Now, he didn’t say anything new. In the time of Jesus, every Jew already knew it. There were, after all, two stone tablets in Moses’ hands. One tablet taught us to love God. The other tablet taught us to love neighbor.

The first table focused on loving God: no other gods, no other idols, no abuse of God’s name, keep Sabbath to worship God and welcome God into your life. This is how we love God.

The second tablet was clear about loving neighbor: love mom and dad (who are your very first neighbors), don’t take your neighbor’s life, don’t take your neighbor’s property, don’t take your neighbor’s spouse, don’t take your neighbor’s reputation, don’t even desire the neighbor’s stuff. This is how we love our neighbor.

For instance, when we run through a week and stuff it so full that we have no time to enjoy the One who made us, Sabbath-breaking is a violation against love – our love for God. When we spin the truth so that we look good and others look bad, it gets in the way of our love of neighbor.
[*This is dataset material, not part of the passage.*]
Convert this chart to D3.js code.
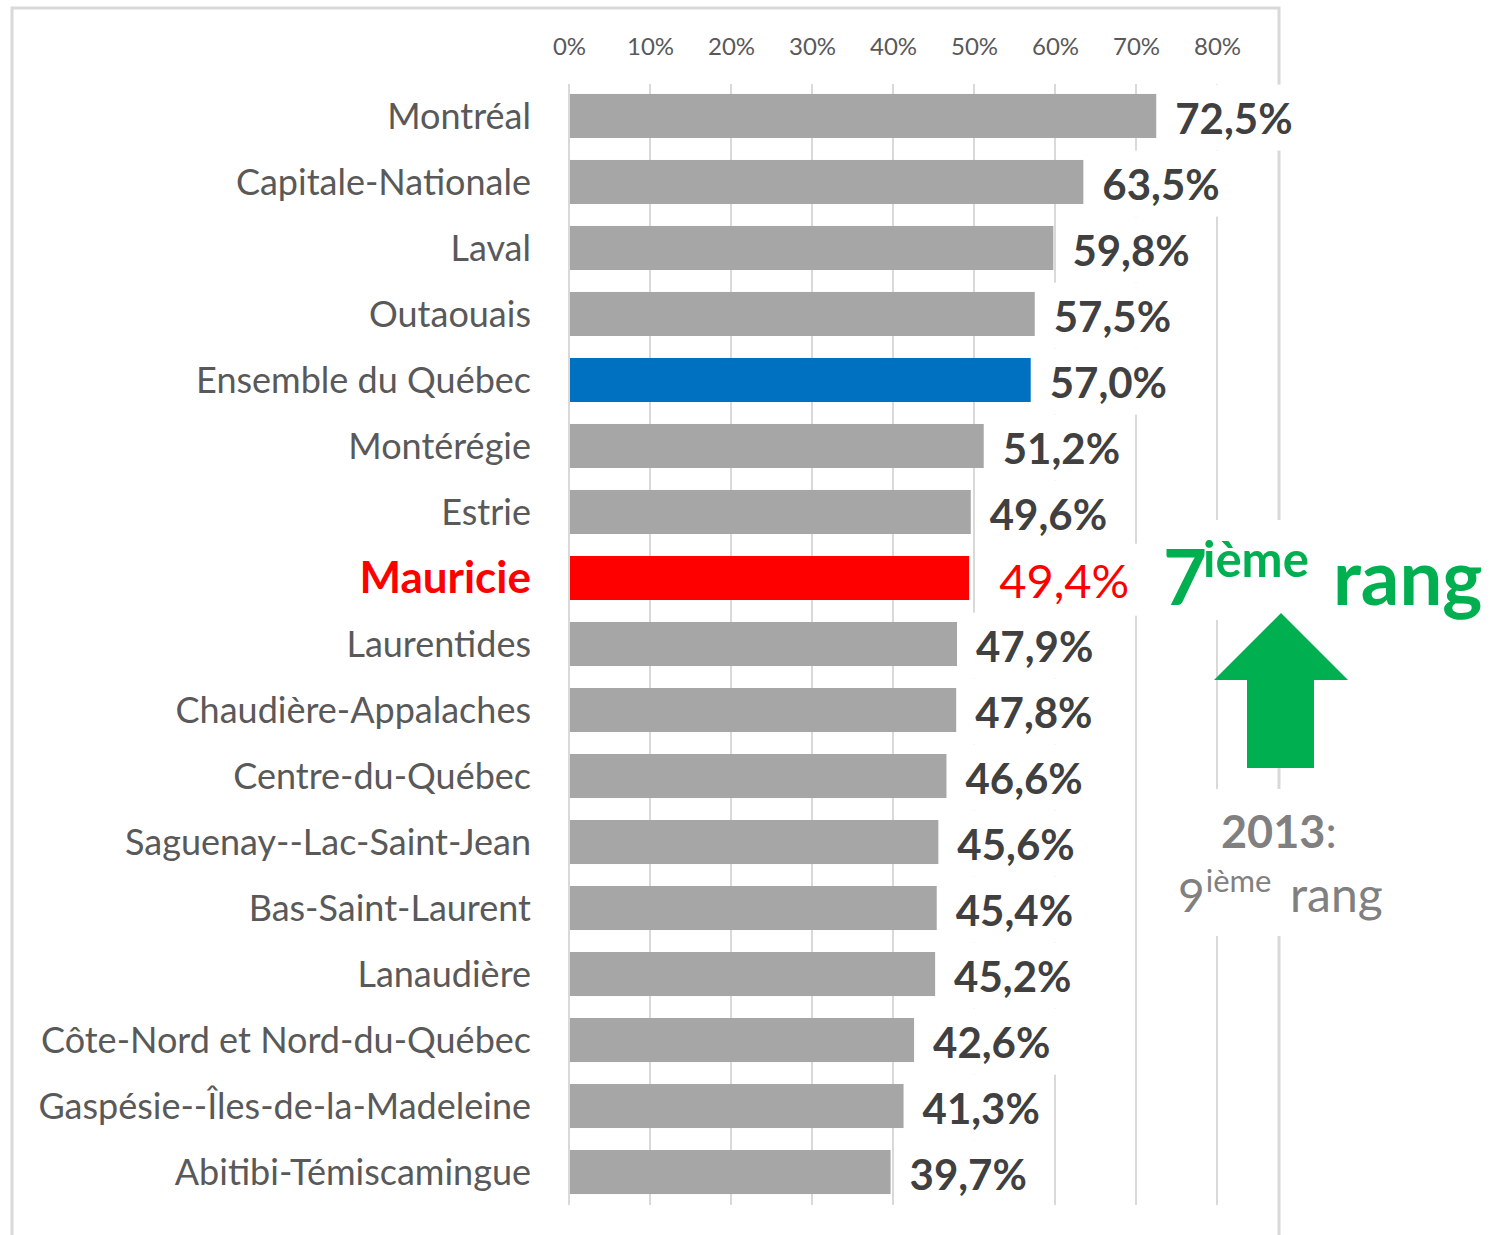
<!DOCTYPE html>
<html>
<head>
<meta charset="utf-8">
<script src="https://cdn.jsdelivr.net/npm/d3@7"></script>
<style>
  body { margin: 0; background: #fff; }
  svg { display: block; font-family: Lato, "Open Sans", sans-serif; }
</style>
</head>
<body>
<div id="chart"></div>
<script>
(function () {
    'use strict';

    var WIDTH = 1499;
    var HEIGHT = 1235;

    // data
    var categories = [
        'Montréal', 'Capitale-Nationale', 'Laval', 'Outaouais', 'Ensemble du Québec',
        'Montérégie', 'Estrie', 'Mauricie', 'Laurentides', 'Chaudière-Appalaches',
        'Centre-du-Québec', 'Saguenay--Lac-Saint-Jean', 'Bas-Saint-Laurent', 'Lanaudière',
        'Côte-Nord et Nord-du-Québec', 'Gaspésie--Îles-de-la-Madeleine', 'Abitibi-Témiscamingue'
    ];
    var values = [72.5, 63.5, 59.8, 57.5, 57.0, 51.2, 49.6, 49.4, 47.9, 47.8, 46.6, 45.6, 45.4, 45.2, 42.6, 41.3, 39.7];
    var tickValues = [0, 10, 20, 30, 40, 50, 60, 70, 80];
    var rankNow = '7';
    var rankBefore = '9';
    var yearBefore = '2013';

    var QUEBEC = 'Ensemble du Québec';
    var FOCUS = 'Mauricie';
    var GREEN = '#00b050';

    var data = categories.map(function (c, i) { return {name: c, value: values[i]}; });

    var svg = d3.select('#chart').append('svg')
        .attr('width', WIDTH)
        .attr('height', HEIGHT);

    svg.append('rect')
        .attr('width', WIDTH).attr('height', HEIGHT)
        .attr('fill', '#fff');

    // chart frame (bottom edge falls outside the picture)
    svg.append('rect')
        .attr('x', 12).attr('y', 8)
        .attr('width', 1267).attr('height', 1260)
        .attr('fill', 'none')
        .attr('stroke', '#d9d9d9')
        .attr('stroke-width', 3);

    var x = d3.scaleLinear().domain([0, 80]).range([569, 1217]);
    var y = d3.scaleBand().domain(categories).range([83, 1205]).paddingInner(0.333).paddingOuter(0.166);

    // gridlines
    svg.append('g')
        .selectAll('line')
        .data(tickValues)
        .enter()
        .append('line')
        .attr('x1', function (d) { return x(d); })
        .attr('x2', function (d) { return x(d); })
        .attr('y1', 84)
        .attr('y2', 1205)
        .attr('stroke', '#d9d9d9')
        .attr('stroke-width', 2);

    // top axis
    var axis = svg.append('g')
        .attr('transform', 'translate(0,58)')
        .call(d3.axisTop(x).tickValues(tickValues).tickSize(0).tickFormat(function (d) { return d + '%'; }));
    axis.select('.domain').remove();
    axis.selectAll('text')
        .attr('font-family', 'Lato, sans-serif')
        .attr('font-size', 24)
        .attr('fill', '#595959');

    function barColor(d) {
        if (d.name === QUEBEC) { return '#0070c0'; }
        if (d.name === FOCUS) { return '#ff0000'; }
        return '#a6a6a6';
    }

    // bars
    svg.append('g')
        .selectAll('rect')
        .data(data)
        .enter()
        .append('rect')
        .attr('x', x(0) + 1)
        .attr('y', function (d) { return y(d.name); })
        .attr('width', function (d) { return x(d.value) - x(0) - 1; })
        .attr('height', y.bandwidth())
        .attr('fill', barColor);

    // category labels
    svg.append('g')
        .selectAll('text')
        .data(data)
        .enter()
        .append('text')
        .text(function (d) { return d.name; })
        .attr('x', 531)
        .attr('y', function (d) { return y(d.name) + y.bandwidth() / 2; })
        .attr('dy', '0.35em')
        .attr('text-anchor', 'end')
        .attr('font-size', function (d) { return d.name === FOCUS ? 44 : 36; })
        .attr('font-weight', function (d) { return d.name === FOCUS ? 'bold' : 'normal'; })
        .attr('fill', function (d) { return d.name === FOCUS ? '#ff0000' : '#595959'; });

    // value labels with white boxes
    var fmt = d3.format('.1f');
    var labels = svg.append('g').selectAll('g')
        .data(data)
        .enter()
        .append('g');
    labels.append('rect').attr('fill', '#fff');
    labels.append('text')
        .text(function (d) { return fmt(d.value).replace('.', ',') + '%'; })
        .attr('x', function (d) { return x(d.value) + (d.name === FOCUS ? 30 : 19); })
        .attr('y', function (d) { return y(d.name) + y.bandwidth() / 2; })
        .attr('dy', '0.42em')
        .attr('font-size', function (d) { return d.name === FOCUS ? 47 : 42; })
        .attr('font-weight', function (d) { return d.name === FOCUS ? 'normal' : 'bold'; })
        .attr('fill', function (d) { return d.name === FOCUS ? '#ff0000' : '#404040'; });
    labels.each(function () {
        var g = d3.select(this);
        var b = g.select('text').node().getBBox();
        g.select('rect')
            .attr('x', b.x - 8).attr('y', b.y - 8)
            .attr('width', b.width + 16).attr('height', b.height + 16);
    });

    // annotation: current rank
    svg.append('rect')
        .attr('x', 1140).attr('y', 520)
        .attr('width', 359).attr('height', 100)
        .attr('fill', '#fff');
    var rank = svg.append('text')
        .attr('y', 605)
        .attr('fill', GREEN)
        .attr('font-weight', 'bold');
    rank.append('tspan').attr('x', 1163).attr('font-size', 76).text(rankNow);
    rank.append('tspan').attr('x', 1203).attr('dy', -28).attr('font-size', 49).text('ième');
    rank.append('tspan').attr('x', 1333).attr('dy', 28).attr('font-size', 76).text('rang');

    // arrow
    var arrow = d3.path();
    arrow.moveTo(1281, 613);
    arrow.lineTo(1348, 680);
    arrow.lineTo(1314, 680);
    arrow.lineTo(1314, 768);
    arrow.lineTo(1247, 768);
    arrow.lineTo(1247, 680);
    arrow.lineTo(1214, 680);
    arrow.closePath();
    svg.append('path').attr('d', arrow.toString()).attr('fill', GREEN);

    // annotation: previous rank
    svg.append('rect')
        .attr('x', 1168).attr('y', 789)
        .attr('width', 225).attr('height', 147)
        .attr('fill', '#fff');
    var prev = svg.append('text')
        .attr('x', 1221).attr('y', 848)
        .attr('fill', '#808080');
    prev.append('tspan').attr('font-size', 45).attr('font-weight', 'bold').text(yearBefore);
    prev.append('tspan').attr('font-size', 45).text(':');
    var prev2 = svg.append('text')
        .attr('y', 912)
        .attr('fill', '#808080');
    prev2.append('tspan').attr('x', 1178).attr('font-size', 46).text(rankBefore);
    prev2.append('tspan').attr('dx', 1).attr('dy', -20).attr('font-size', 31).text('ième');
    prev2.append('tspan').attr('x', 1290).attr('dy', 20).attr('font-size', 48).text('rang');
})();
</script>
</body>
</html>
You can go through all the commandments this way, and they begin to offer us some real direction.

Therefore – and please remember the “therefore” – therefore the Ten Commandments are all about love. That’s what they teach us to do. Love God, love neighbor. Remember this first: God’s commandments teach us to love. The God who brought us out in love is the God who expects us to love. And therefore, every gift of life-giving instruction comes from the God who loved us first.